In 2023, U.S. consumers’ purchases of technology in their households will contract this year.
Consumer-facing health-tech categories won’t be spared, we learn in the 2023 U.S. Consumer Technology Ownership & Market Potential Study, an annual update from the Consumer Technology Association (CTA).
On the upside, smartwatch market penetration held steady in 2023, as this favorite form of wearable technology is “providing consumers a personalized digital health and fitness dashboard at their fingertips.” Many of these new smartwatch purchases will be cellular-enabled, blurring the space between smartphones and watches.
One in five households intends to purchase a smartwatch in the next 12 months (to April 2024), with 36% of U.S. households owning at least one smartwatch. The average household smartwatch ownership is 1.4 units per U.S. HH.
Note that this year, there are more U.S. homes with smartphones than televisions — 121.5 million versus 107.9 million, respectively.
In my read of the research, I’ll focus here on two categories CTA studied that direct related to healthcare:
- Health and wellness technologies, which in this study covers air purifiers, smart or connected health monitoring devices (such as those that measure body temperature/thermometers, blood pressure, blood glucose, or sleep patterns, for example); and, connected sports or fitness equipment (think: Peloton or Tonal); and,
- Wearable tech, covering smartwatches, wearable activity fitness trackers, VR headsets and AR glasses or headset.
In the table here, I’ve extracted five segments that I cover from the report for my own client work, and will call out especially the declining household Combining these penetration rates for smart/connected health devices, connected sports/fitness, and wearable activity tracking devices, in the context of the smartwatch market growth and consumer demand begs the question: how much are consumers substituting their smartwatch advancing feature sets for health and well-being for dedicated activity tracking with fewer functions? Consider the expanded functionality on the recently-announced Apple watchOS 10, for example.
This is indeed part of our scenario planning this year….as more health care ecosystem stakeholders are incorporating digital health tools into patients’ self-care and evolving programs in digital therapeutics and community-based clinical trials.
CTA surveyed 2,615 I.S. adults 18 and over in April 2023 for this study, exploring 10 technology product categories covering 80+ products.
Health Populi’s Hot Points: Wearable tech and remote health monitoring are important tools in evolving toolkits for people managing healthcare at home.

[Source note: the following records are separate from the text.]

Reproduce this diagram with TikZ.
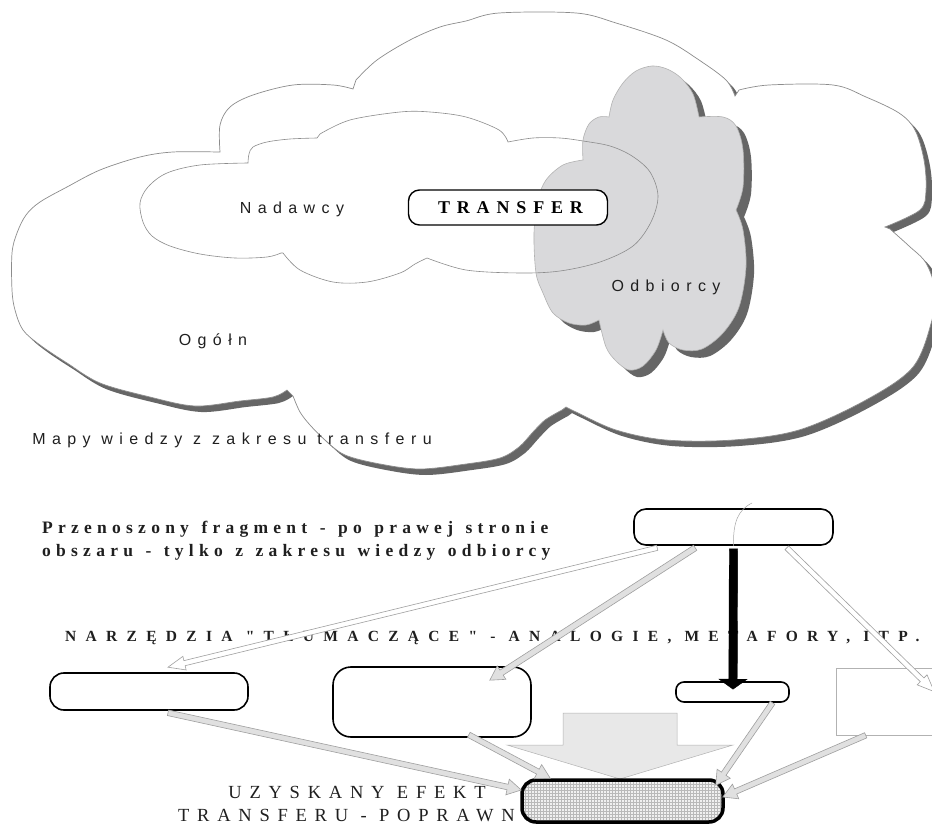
\documentclass[tikz,border=0pt]{standalone}
\usepackage{fontspec}
\usetikzlibrary{calc,patterns}
\newfontfamily\lblsans[LetterSpace=40]{Liberation Sans}
\newfontfamily\movedfont[LetterSpace=30,WordSpace=1.3]{Liberation Serif}
\newfontfamily\toolfont[LetterSpace=60,WordSpace=1.0]{Liberation Serif}
\newfontfamily\effectfont[LetterSpace=42]{Liberation Serif}
\newfontfamily\ttlserif[LetterSpace=38]{Liberation Serif}
\definecolor{cloudline}{gray}{0.55}
\definecolor{cloudshadow}{gray}{0.40}
\definecolor{recvfill}{RGB}{217,217,219}
\definecolor{arrowfill}{gray}{0.88}
\definecolor{inktext}{gray}{0.12}

% block arrow: style, from, to, shaft half width, head half width, head length
\newcommand\blkarrow[6]{%
  \coordinate (bah) at ($(#3)!#6!(#2)$);
  \path[#1] ($(#2)!#4!90:(#3)$) -- ($(bah)!#4!90:(#3)$) -- ($(bah)!#5!90:(#3)$)
    -- (#3) -- ($(bah)!#5!-90:(#3)$) -- ($(bah)!#4!-90:(#3)$)
    -- ($(#2)!#4!-90:(#3)$) -- cycle;
}

% outline of the general knowledge map
\def\cloudouter{
  plot[smooth,tension=0.55] coordinates {(220,152) (220,125) (230,107) (253,95) (293,85) (333,85) (353,89)}
  -- plot[smooth,tension=0.55] coordinates {(356,80) (377,60) (410,40) (440,27) (466,21) (499,13) (576,13) (616,23) (666,40) (699,60) (726,80) (735,96)}
  -- plot[smooth,tension=0.55] coordinates {(739,90) (769,85) (833,85) (866,97) (899,113) (915,130) (924,160) (926,190) (920,210) (885,227)}
  -- plot[smooth,tension=0.55] coordinates {(890,229) (909,246) (926,263) (935,290) (932,320) (913,367) (866,400) (799,430) (733,440) (666,440) (616,430) (576,412) (566,407)}
  -- plot[smooth,tension=0.55] coordinates {(562,410) (545,420) (533,432) (519,447) (500,458) (466,464) (420,469) (380,464) (345,455) (325,440) (310,425) (300,412) (293,396)}
  -- plot[smooth,tension=0.55] coordinates {(287,390) (273,397) (240,401) (195,406) (150,397) (100,383) (67,363) (40,345) (23,330) (15,310) (12,290) (12,253) (17,233) (26,215) (40,202) (67,187) (100,170) (140,157) (173,152) (218,152)}
  -- cycle}

% outline of the receivers' area
\def\cloudrecv{
  plot[smooth,tension=0.55] coordinates {(609,117) (613,100) (623,83) (636,71) (652,66) (667,69) (681,78) (693,94) (699,117)}
  -- plot[smooth,tension=0.55] coordinates {(699,117) (723,117) (736,126) (743,150) (743,187) (736,210)}
  -- plot[smooth,tension=0.55] coordinates {(736,210) (743,230) (746,267) (739,307) (723,333) (702,349) (683,350) (669,343) (663,330)}
  -- plot[smooth,tension=0.55] coordinates {(663,330) (656,350) (643,366) (629,370) (616,361) (606,347) (599,320)}
  -- plot[smooth,tension=0.55] coordinates {(599,320) (586,325) (569,323) (553,313) (543,293) (536,273) (534,233) (538,200) (546,180) (563,165) (583,160)}
  -- plot[smooth,tension=0.55] coordinates {(583,160) (583,140) (589,124) (599,117) (609,117)}
  -- cycle}

% outline of the senders' area
\def\cloudsend{
  plot[smooth,tension=0.55] coordinates {(248,163) (200,165) (167,173) (148,187) (140,203) (143,222) (152,236) (170,246) (200,254) (235,258) (267,257) (281,253)}
  -- plot[smooth,tension=0.55] coordinates {(283,253) (300,270) (333,282) (367,282) (400,273) (415,264) (427,258)}
  -- plot[smooth,tension=0.55] coordinates {(427,258) (466,270) (520,273) (560,271) (600,262) (633,246) (651,222) (658,196) (650,172) (632,156) (610,146) (583,141) (560,138) (533,138) (508,142)}
  -- plot[smooth,tension=0.55] coordinates {(508,142) (499,130) (466,117) (430,112) (400,112) (350,120) (320,134)}
  -- plot[smooth,tension=0.55] coordinates {(317,138) (290,139) (267,142) (253,147) (249,154) (248,163)}
  -- cycle}

\tikzset{
  lbl/.style={font=\lblsans\fontsize{16}{20}\selectfont, text=inktext, inner sep=0},
  sertxt/.style={text=inktext, inner sep=0},
  rbox/.style={draw=black, line width=1.6, fill=white, rounded corners=#1, inner sep=0},
  rbox/.default=12,
  hollowarrow/.style={draw=gray!75, fill=white, line width=0.6},
  greyarrow/.style={draw=gray!75, fill=arrowfill, line width=0.6},
  blackarrow/.style={draw=black, fill=black, line width=0.4}
}

\begin{document}
\begin{tikzpicture}[x=1pt,y=-1pt]
\useasboundingbox (0,0) rectangle (932,826);
\fill[white] (0,0) rectangle (932,826);

% ---- knowledge maps ----
\fill[cloudshadow, shift={(6,6)}] \cloudouter;
\path[draw=cloudline, fill=white, line width=0.7] \cloudouter;

\fill[cloudshadow, shift={(8,7)}] \cloudrecv;
\path[draw=gray!60, fill=recvfill, line width=0.6] \cloudrecv;

\path[draw=cloudline, line width=0.6] \cloudsend;

\node[rbox=11, line width=1.4, minimum width=199, minimum height=35] (transfer) at (508,207.5)
  {\ttlserif\bfseries\fontsize{18}{20}\selectfont\hspace{5pt}TRANSFER};

\node[lbl] (send) at (292,209) {Nadawcy};
\node[lbl] (gen) at (213,341) {Ogółn};
\node[lbl] (recv) at (666,287) {Odbiorcy};
\node[lbl] (maps) at (232,440) {Mapy wiedzy z zakresu transferu};

% ---- transfer scheme ----
\node[sertxt, anchor=west, align=left, font=\movedfont\bfseries\fontsize{17.5}{23}\selectfont] (moved) at (42,540.5)
  {Przenoszony fragment - po prawej stronie\\obszaru - tylko z zakresu wiedzy odbiorcy};
\node[sertxt, anchor=west, font=\toolfont\bfseries\fontsize{15.5}{18}\selectfont] (tools) at (65,637.5)
  {NARZĘDZIA "TŁUMACZĄCE" - ANALOGIE, METAFORY, ITP.};
\node[sertxt, align=center, font=\effectfont\fontsize{18.5}{23}\selectfont] (effect) at (357,804)
  {UZYSKANY EFEKT\\TRANSFERU - POPRAWNY};

\node[rbox=12, minimum width=199, minimum height=36] (src) at (733.5,527) {};
\node[rbox=14, minimum width=198, minimum height=37] (lbox) at (149,691.5) {};
\node[rbox=18, minimum width=198, minimum height=70] (mbox) at (432,702) {};
\node[rbox=8, minimum width=113, minimum height=20] (sbox) at (732.5,692) {};
\node[draw=gray!60, line width=0.6, fill=white, minimum width=114, minimum height=67, inner sep=0] (rect) at (893,701.5) {};

% thin stroke crossing the fragment box
\coordinate (stroke) at (752,503);
\draw[gray!70, line width=0.5] (stroke) .. controls (738,510) and (733,522) .. (src.south);

% broad arrow towards the effect
\path[draw=gray!60, fill=gray!18, line width=0.5]
  (563,713) -- (677,713) -- (677,745) -- (733,745) -- (620,779) -- (507,745) -- (563,745) -- cycle;

\node[draw=black, line width=3.5, rounded corners=14, minimum width=201, minimum height=42, inner sep=0,
      preaction={fill=gray!12}, pattern=grid, pattern color=gray!55] (res) at (622.5,801) {};

% connectors
\coordinate (a1s) at ($(src.south west)+(24,2)$);
\coordinate (a1e) at ($(lbox.north)+(19,-5)$);
\blkarrow{hollowarrow}{a1s}{a1e}{2.6pt}{7pt}{17pt}
\coordinate (a2s) at ($(src.south west)+(62,2)$);
\coordinate (a2e) at ($(mbox.north east)+(-42,14)$);
\blkarrow{greyarrow}{a2s}{a2e}{3pt}{8pt}{14pt}
\coordinate (a3s) at ($(src.south)+(0,3)$);
\coordinate (a3e) at ($(sbox.north)+(0.5,8)$);
\blkarrow{blackarrow}{a3s}{a3e}{4.2pt}{14pt}{10pt}
\coordinate (a4s) at ($(src.south east)+(-47,2)$);
\coordinate (a4e) at ($(rect.north east)+(-16,24)$);
\blkarrow{hollowarrow}{a4s}{a4e}{2.6pt}{7pt}{17pt}
\coordinate (a5s) at ($(lbox.south)+(19,2)$);
\coordinate (a5e) at ($(res.west)+(1,-11)$);
\blkarrow{greyarrow}{a5s}{a5e}{2.8pt}{8pt}{14pt}
\coordinate (a6s) at ($(mbox.south east)+(-63,-3)$);
\coordinate (a6e) at ($(res.north west)+(30,0)$);
\blkarrow{greyarrow}{a6s}{a6e}{2.8pt}{8pt}{14pt}
\coordinate (a7s) at ($(sbox.south)+(40,0)$);
\coordinate (a7e) at ($(res.north east)+(-9,7)$);
\blkarrow{greyarrow}{a7s}{a7e}{2.8pt}{8pt}{14pt}
\coordinate (a8s) at ($(rect.south west)+(30,0)$);
\coordinate (a8e) at ($(res.east)+(-2,-4)$);
\blkarrow{greyarrow}{a8s}{a8e}{2.8pt}{8pt}{14pt}
\end{tikzpicture}
\end{document}
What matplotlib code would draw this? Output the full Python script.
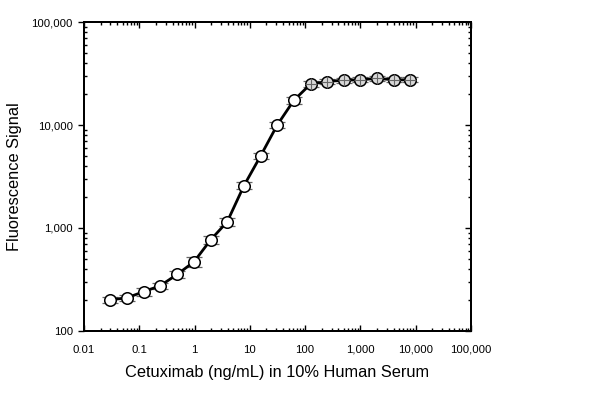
import numpy as np
import matplotlib.pyplot as plt
from matplotlib.ticker import FuncFormatter, LogLocator

plt.rcParams['font.family'] = ['Liberation Sans', 'DejaVu Sans']

# concentration series (ng/mL), 2-fold dilutions
conc = [0.03, 0.06, 0.12, 0.24, 0.49, 0.98, 1.95, 3.9, 7.8, 15.6, 31.25,
        62.5, 125, 250, 500, 1000, 2000, 4000, 8000]
signal = [200, 210, 240, 275, 355, 470, 765, 1150, 2570, 5000, 10000,
          17400, 25000, 26500, 27300, 27500, 28500, 27500, 27500]
err = [15, 15, 22, 20, 30, 55, 70, 110, 200, 350, 700,
       1300, 1600, 1500, 1500, 1500, 1500, 1500, 1500]

x_ticks = [0.01, 0.1, 1, 10, 100, 1000, 10000, 100000]
y_ticks = [100, 1000, 10000, 100000]

fig = plt.figure(figsize=(6, 4.03), dpi=100)
ax = fig.add_axes([0.14, 0.179, 0.645, 0.766])

ax.errorbar(conc, signal, yerr=err, fmt='none', ecolor='#666666',
            elinewidth=0.8, capsize=6, capthick=0.9, zorder=2)
ax.plot(conc, signal, color='black', lw=2, zorder=3)

conc = np.array(conc)
signal = np.array(signal)
low = conc < 100
ax.plot(conc[low], signal[low], 'o', ms=8.3, mfc='white', mec='black',
        mew=1.1, zorder=4)
ax.plot(conc[~low], signal[~low], 'o', ms=8.3, mfc='#d8d8d8', mec='black',
        mew=1.1, zorder=4)
ax.plot(conc[~low], signal[~low], '+', ms=8, color='#666666', mew=0.8,
        zorder=5)

ax.set_xscale('log')
ax.set_yscale('log')
ax.set_xlim(0.01, 100000)
ax.set_ylim(100, 100000)
ax.set_xticks(x_ticks)
ax.set_yticks(y_ticks)

fmt = FuncFormatter(lambda v, p: f'{v:,.0f}' if v >= 1 else f'{v:g}')
ax.xaxis.set_major_formatter(fmt)
ax.yaxis.set_major_formatter(fmt)
ax.xaxis.set_minor_locator(LogLocator(base=10, subs=np.arange(2, 10), numticks=20))
ax.yaxis.set_minor_locator(LogLocator(base=10, subs=np.arange(2, 10), numticks=20))
ax.xaxis.set_minor_formatter(plt.NullFormatter())
ax.yaxis.set_minor_formatter(plt.NullFormatter())

# x ticks inward top and bottom
ax.tick_params(axis='x', which='both', direction='in', top=True,
               labelsize=8.2, width=1)
ax.tick_params(axis='x', which='major', length=4, pad=10)
ax.tick_params(axis='x', which='minor', length=2.5)
# left y: major ticks outward, minor inward
ax.tick_params(axis='y', which='major', direction='out', length=4, width=1,
               pad=4, labelsize=8.2)
ax.tick_params(axis='y', which='minor', direction='in', length=2.5, width=1)

# right side ticks, all inward
ax2 = ax.twinx()
ax2.set_yscale('log')
ax2.set_ylim(100, 100000)
ax2.set_yticks(y_ticks)
ax2.yaxis.set_minor_locator(LogLocator(base=10, subs=np.arange(2, 10), numticks=20))
ax2.tick_params(axis='y', which='both', direction='in', width=1,
                labelright=False)
ax2.tick_params(axis='y', which='major', length=4)
ax2.tick_params(axis='y', which='minor', length=2.5)

for a in (ax, ax2):
    for s in a.spines.values():
        s.set_linewidth(1.4)

ax.set_xlabel('Cetuximab (ng/mL) in 10% Human Serum', fontsize=11.8)
ax.set_ylabel('Fluorescence Signal', fontsize=11.8)
ax.xaxis.set_label_coords(0.5, -0.11)
ax.yaxis.set_label_coords(-0.16, 0.5)

fig.savefig('out.png', dpi=100, facecolor='white')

We learn more about this market space in Healthier at Home, a report on the new home care scenario from PA Consulting. The analysis quantifies the opportunity for moving hospital-to-home as valued at over $390 bn in 2030.
The PA Consulting team also asserts, smartly, that opportunities for participating in the hospital[-to-home migration are available for all players in the larger health/care ecosystem, including medtech and pharma, health care providers, startups and payers, government and regulators, and crucial to my context for home-as-our-personal-health-hub, retailers and technology companies and especially patients.
This table from PA Consulting’s paper identifies the shift from our current or recent state to the future….thus, for payers, a re-focus on driving optimal patient outcomes that toggle to consumers’ preferences and quality of life considerations. For pharma and medtech, to become a trusted partner in care delivery.
For patients, it’s about growing new muscles from “receiving” care to being the driver of new channels expressing personal preference and demand.
Economists define “demand” in a particular way that the general public might see as simply “need.”
Demand in the world of economics is willingness-to-pay for a particular good or service, with “need” a larger umbrella concept above that willingness-to-pay.
The CTA 2023 data tell us that in this year of 2023, millions of consumers are not persuaded to purchase connected health devices compared with previous years. What’s underneath the downturn in willingness-to-pay, especially among first-time buyers, will be a variety of factors underpinning “meh” demand for wearable tech and other connected devices for health and well-being. General price inflation and financial concerns in mainstream households ranks high on that list this year.
Beyond personal home and health economics, what is the state of health consumers’ interest in engaging for their health and medical care in 2023? We know that health consumers are at least as keen in 2023 to view and pay for food-as-medicine from other research you can search on here in Health Populi.
Innovators, developers and marketers of connected health devices in a direct-to-consumer channel would be wise to work harder in identifying health consumers’ motivations to engage with and track health, especially when asked to pay out-of-pocket for the goods and services. Working consumers have looked to employers who sponsor health insurance to cover some or all of the cost of such monitoring devices.
As more self-care and self-monitoring from home becomes adopted in PA Consulting’s vision of being Healthier at Home, it will behoove health care providers, payers, and medtech and pharma suppliers to collaborate in delivering value to patients on their terms, and based on consumers’ values in terms of PA’s note on preference and quality of life considerations.